New facts concerning the controversial character V. M. Garshin’s ‘‘Notes about art exhibitions’’ (1887)

 

Наследие В. М. Гаршина—художественного критика невелико — менее 10 газетных и одна журнальная публикация. Однако остается и будет оставаться справедливым сделанное более полувека назад замечание исследователя о том, что Гаршин был «выдающимся критиком живописи» [4, XIX ].

В книге «Репин и Гаршин (Из истории русской живописи и литературы)» С. Н. Дурылин так пишет о начале художественно-критической деятельности писателя: «Из рассказов покойного худ<ожника> М. Малышева, я знаю, что Гаршина понуждали к этому сами художники: в их глазах он был таким идеальным зрителем, что они настоятельно желали, чтоб он стал их идеальным критиком» [См.: 8, 26 ]. Первые рецензии на выставки, напечатанные в газете «Новости», написаны Гаршиным в 1877 г., когда он был еще студентом Горного института. В 1880 г., после возвращения из действующей армии, в составе которой писатель добровольцем принимал участие в русско-турецкой войне, Гаршин вернулся к художественной критике и поместил в «Русских ведомостях» еще два обозрения.
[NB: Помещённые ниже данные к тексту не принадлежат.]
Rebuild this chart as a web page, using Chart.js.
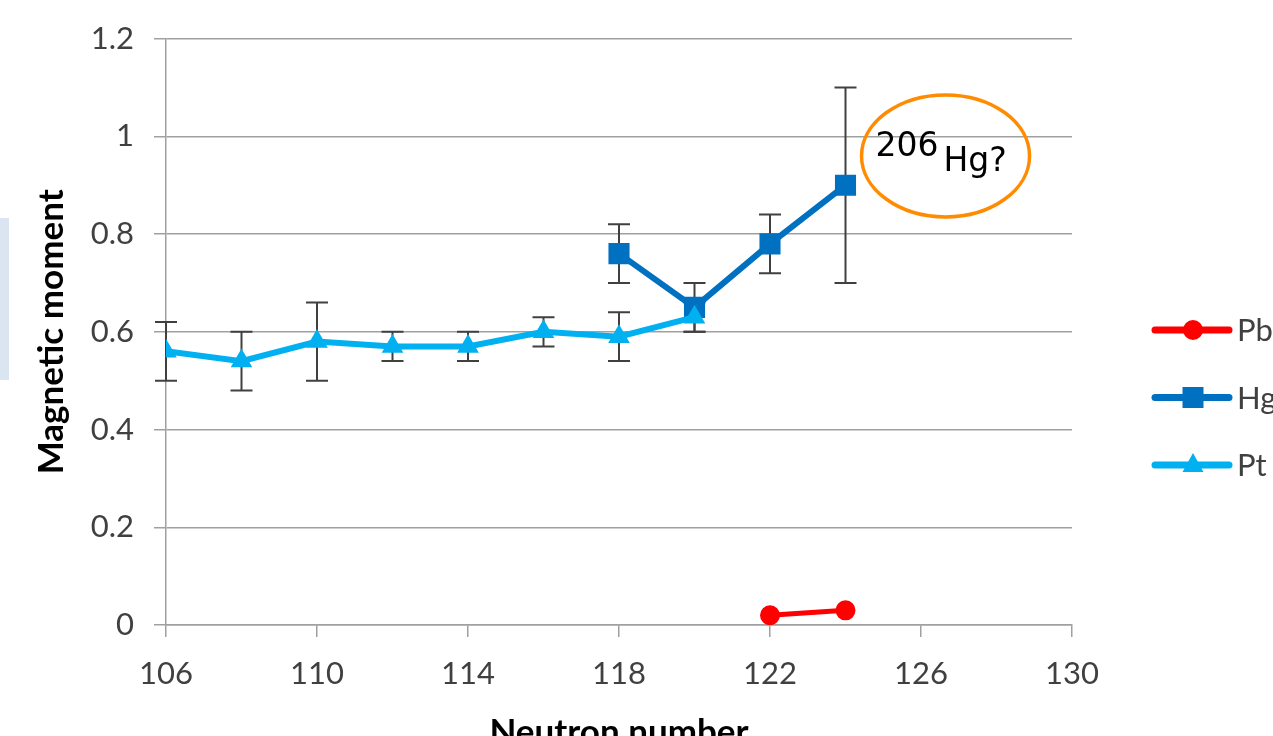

В мартовском номере журнала «Северный вестник» за 1887 г. увидели свет «Заметки о художественных выставках» Гаршина, исследованию проблематики и полемического характера которых посвящена настоящая работа. В «Заметках» — последнем выступлении писателя в жанре художественной критики, главное внимание уделено разбору двух произведений, экспонировавшихся на XV передвижной выставке, — картинам В. Д. Поленова «Христос и грешница» и В. И. Сурикова «Боярыня Морозова». Статья вызвала интерес историков искусства. Идейно-эстетическую позицию Гаршина исследователи склонны были объяснять влиянием на творчество писателя либерально-народнической идеологии, в частности теории «непротивления злу» [См.: 1, 136, 203—205 ].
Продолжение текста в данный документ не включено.